DIRECTIVE: Filter the data for lines with the word "chart", then copy every line so identified.

INFORMATION PROVIDED:
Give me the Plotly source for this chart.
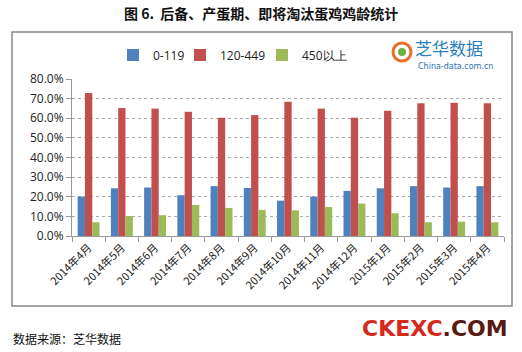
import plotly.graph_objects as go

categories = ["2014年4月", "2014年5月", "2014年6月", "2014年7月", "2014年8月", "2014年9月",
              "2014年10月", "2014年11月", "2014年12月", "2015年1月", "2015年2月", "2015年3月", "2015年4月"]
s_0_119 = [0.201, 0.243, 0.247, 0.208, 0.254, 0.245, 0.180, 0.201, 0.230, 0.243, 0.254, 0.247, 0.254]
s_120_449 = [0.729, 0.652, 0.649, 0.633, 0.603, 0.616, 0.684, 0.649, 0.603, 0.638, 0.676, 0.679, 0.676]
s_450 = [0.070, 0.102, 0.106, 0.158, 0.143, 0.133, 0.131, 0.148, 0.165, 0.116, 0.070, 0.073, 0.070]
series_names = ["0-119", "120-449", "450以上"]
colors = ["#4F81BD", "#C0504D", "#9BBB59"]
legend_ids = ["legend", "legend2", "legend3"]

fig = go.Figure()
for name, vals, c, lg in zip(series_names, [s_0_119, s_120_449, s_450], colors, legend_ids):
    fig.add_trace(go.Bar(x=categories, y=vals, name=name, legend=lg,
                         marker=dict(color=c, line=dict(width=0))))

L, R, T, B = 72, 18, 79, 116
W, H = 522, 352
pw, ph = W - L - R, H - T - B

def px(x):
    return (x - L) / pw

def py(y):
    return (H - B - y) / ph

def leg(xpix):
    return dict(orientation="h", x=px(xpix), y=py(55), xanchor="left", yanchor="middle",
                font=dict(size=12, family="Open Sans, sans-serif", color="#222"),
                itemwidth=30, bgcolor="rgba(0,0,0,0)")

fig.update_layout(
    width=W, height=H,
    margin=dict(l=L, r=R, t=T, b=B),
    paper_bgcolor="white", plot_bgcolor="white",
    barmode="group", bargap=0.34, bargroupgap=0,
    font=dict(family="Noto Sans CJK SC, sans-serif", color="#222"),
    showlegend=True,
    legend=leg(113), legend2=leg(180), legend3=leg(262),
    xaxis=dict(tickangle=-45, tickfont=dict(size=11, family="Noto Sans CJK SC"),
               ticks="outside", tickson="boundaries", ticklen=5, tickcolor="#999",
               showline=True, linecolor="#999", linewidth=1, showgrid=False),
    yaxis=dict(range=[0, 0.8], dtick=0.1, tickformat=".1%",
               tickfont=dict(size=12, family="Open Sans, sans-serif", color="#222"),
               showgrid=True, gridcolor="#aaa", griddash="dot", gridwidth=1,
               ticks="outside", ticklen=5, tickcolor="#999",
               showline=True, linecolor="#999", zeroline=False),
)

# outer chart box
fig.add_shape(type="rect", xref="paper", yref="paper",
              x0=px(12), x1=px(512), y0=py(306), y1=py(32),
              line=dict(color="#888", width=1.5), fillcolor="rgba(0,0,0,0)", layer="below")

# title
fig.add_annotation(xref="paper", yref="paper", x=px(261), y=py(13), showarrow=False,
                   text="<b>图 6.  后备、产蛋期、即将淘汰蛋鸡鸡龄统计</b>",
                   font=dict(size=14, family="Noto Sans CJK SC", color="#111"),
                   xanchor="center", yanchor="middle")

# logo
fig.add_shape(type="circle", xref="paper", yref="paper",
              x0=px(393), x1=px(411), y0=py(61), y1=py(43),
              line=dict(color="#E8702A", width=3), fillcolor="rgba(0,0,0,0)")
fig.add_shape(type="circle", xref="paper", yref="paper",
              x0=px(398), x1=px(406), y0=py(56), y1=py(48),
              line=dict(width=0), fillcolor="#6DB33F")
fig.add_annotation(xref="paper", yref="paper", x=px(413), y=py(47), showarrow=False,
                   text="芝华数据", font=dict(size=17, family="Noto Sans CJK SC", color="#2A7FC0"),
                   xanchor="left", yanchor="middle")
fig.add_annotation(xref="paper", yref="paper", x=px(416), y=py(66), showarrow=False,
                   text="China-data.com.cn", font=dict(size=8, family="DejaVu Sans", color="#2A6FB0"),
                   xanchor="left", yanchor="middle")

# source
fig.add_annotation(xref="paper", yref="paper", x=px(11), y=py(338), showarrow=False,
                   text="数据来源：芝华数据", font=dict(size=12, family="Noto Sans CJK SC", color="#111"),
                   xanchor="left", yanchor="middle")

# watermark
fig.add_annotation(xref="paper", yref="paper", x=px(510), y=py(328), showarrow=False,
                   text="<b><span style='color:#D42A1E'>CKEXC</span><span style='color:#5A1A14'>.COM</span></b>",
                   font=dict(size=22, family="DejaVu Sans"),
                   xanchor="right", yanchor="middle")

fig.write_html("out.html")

WRITTEN SOLUTION:
Give me the Plotly source for this chart.
# outer chart box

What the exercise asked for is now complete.